Return the cumulative minimum values along dimension dim. If dim is unspecified it defaults to column-wise operation. For example,

 cummin ([5 4 6 2 3 1]) ⇒ 5 4 4 2 2 1

The call

 [w, iw] = cummin (x, dim)

is equivalent to the following code:

 w = iw = zeros (size (x)); idxw = idxx = repmat ({':'}, 1, ndims (x)); for i = 1:size (x, dim) idxw{dim} = i; idxx{dim} = 1:i; [w(idxw{:}), iw(idxw{:})] = min(x(idxx{:}), [], dim); endfor

but computed in a much faster manner.

Mapping Function: mod (x, y)

Compute the modulo of x and y. Conceptually this is given by

 x - y .* floor (x ./ y)

and is written such that the correct modulus is returned for integer types. This function handles negative values correctly. That is, mod (-1, 3) is 2, not -1, as rem (-1, 3) returns. mod (x, 0) returns x.

An error results if the dimensions of the arguments do not agree, or if either of the arguments is complex.

Function File: primes (n)

Return all primes up to n.

The algorithm used is the Sieve of Erastothenes.

Note that if you need a specific number of primes you can use the fact the distance from one prime to the next is, on average, proportional to the logarithm of the prime.

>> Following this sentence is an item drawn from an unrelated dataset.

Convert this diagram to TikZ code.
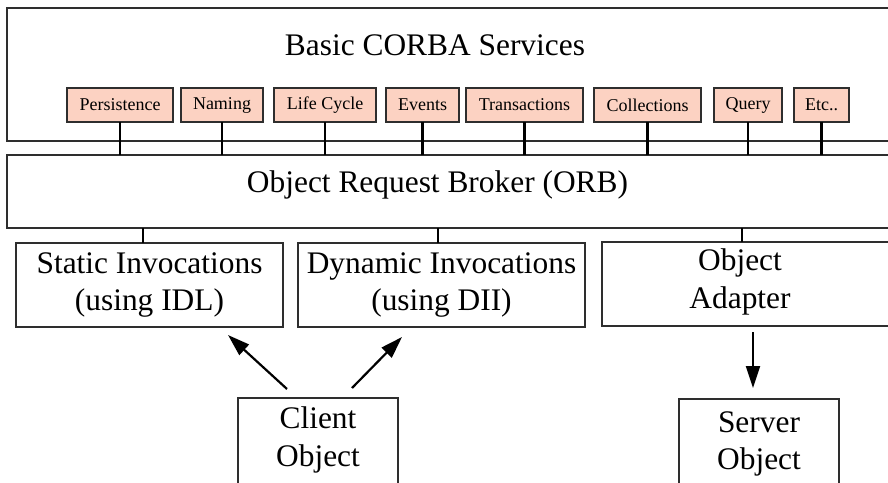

Integrating, one finds that there are about k primes less than k*log(5*k).

Mapping Function: rem (x, y)

Return the remainder of the division x / y, computed using the expression

 x - y .* fix (x ./ y)

An error message is printed if the dimensions of the arguments do not agree, or if either of the arguments is complex.

Mapping Function: round (x)

Return the integer nearest to x. If x is complex, return round (real (x)) + round (imag (x)) * I.

 round ([-2.7, 2.7]) ⇒ -3 3

Mapping Function: roundb (x)

Return the integer nearest to x. If there are two nearest integers, return the even one (banker's rounding). If x is complex, return roundb (real (x)) + roundb (imag (x)) * I.